International Business
Wed, 31 Jan 2018
AFP
1 of 2

New York: Emblematic American motorcycle maker Harley Davidson saw its share price dive Tuesday after the manufacturer said it is likely to see a drop in shipments this year.

The company has long struggled with an ageing customer base and dated product line, focused on snarling, heavy two-cylinder motorcycles.

The Milwaukee, Wisconsin manufacturer saw sales fall 6.7 percent last year, with US sales down 8.5 percent while international sales dropped 3.9 percent.

The company expects sales to fall another three to five percent in 2018.

Revenues sank 5.8 percent to $5.65 billion on global sales of 242,788 motorcycles which was a decline from 260,289 in 2016.

The company's share price fell eight percent on Wall Street Tuesday, putting the bike maker down 14 percent over the last year. During that period the S&P 500 transport sector gained 22 percent.

CEO Matt Levatich said Harley-Davidson is focused on efforts to hold down costs and "to be more aggressive and innovative" as it builds the brand.

The company will "sharpen our focus and scale our efforts to compete more effectively in every market we're in as we build Harley-Davidson riders," he said during an investor call.

The company acknowledges the threat of European and Japanese competition. It still holds more than half the US market for large motorcycles with engine displacements of 600 cc and above.

The company, founded in 1903, also plans to launch an electric motorcycle sometime in the next 18 months.

In the meantime, the company will close a factory in Kansas City, Missouri, eliminating 800 jobs but will create 450 positions by moving some production to an existing facility in York, Pennsylvania.

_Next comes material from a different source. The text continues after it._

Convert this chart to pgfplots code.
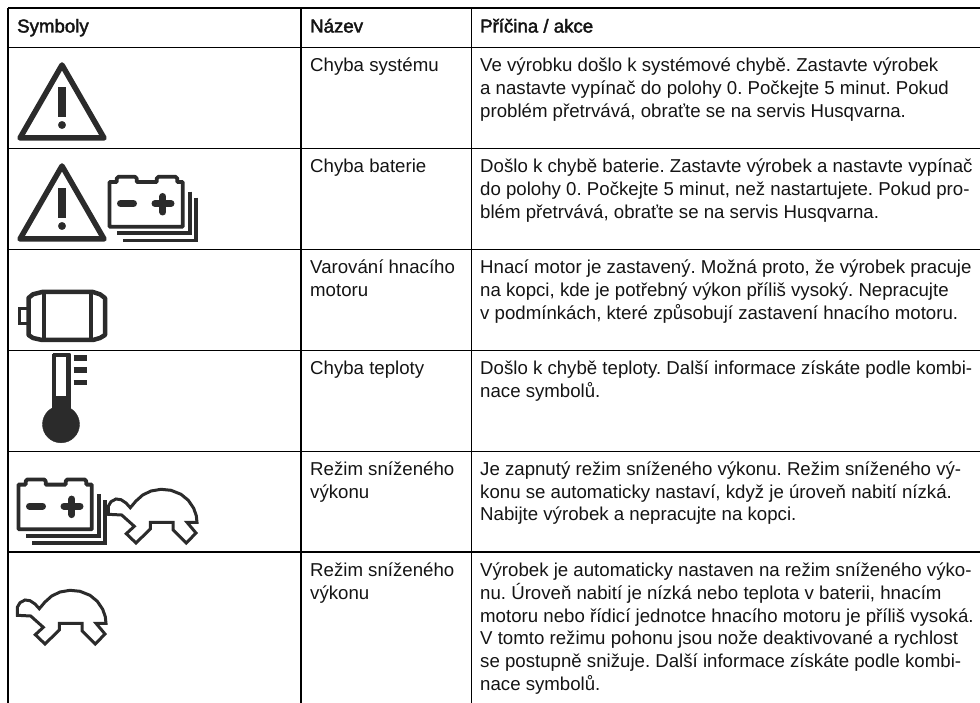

Harley-Davidson also plans to shut a wheel manufacturing plant in Adelaide, Australia, resulting in 100 layoffs.

President Donald Trump, who hosted company executives at the White House last year, has used Harley-Davidson to spotlight alleged protectionist measures taken by some trading partners that harm US companies, such as India's high import duties on foreign, large-cylinder motorcycles.

Levatich, however, said his company views the Chinese and Indian markets as growth opportunities.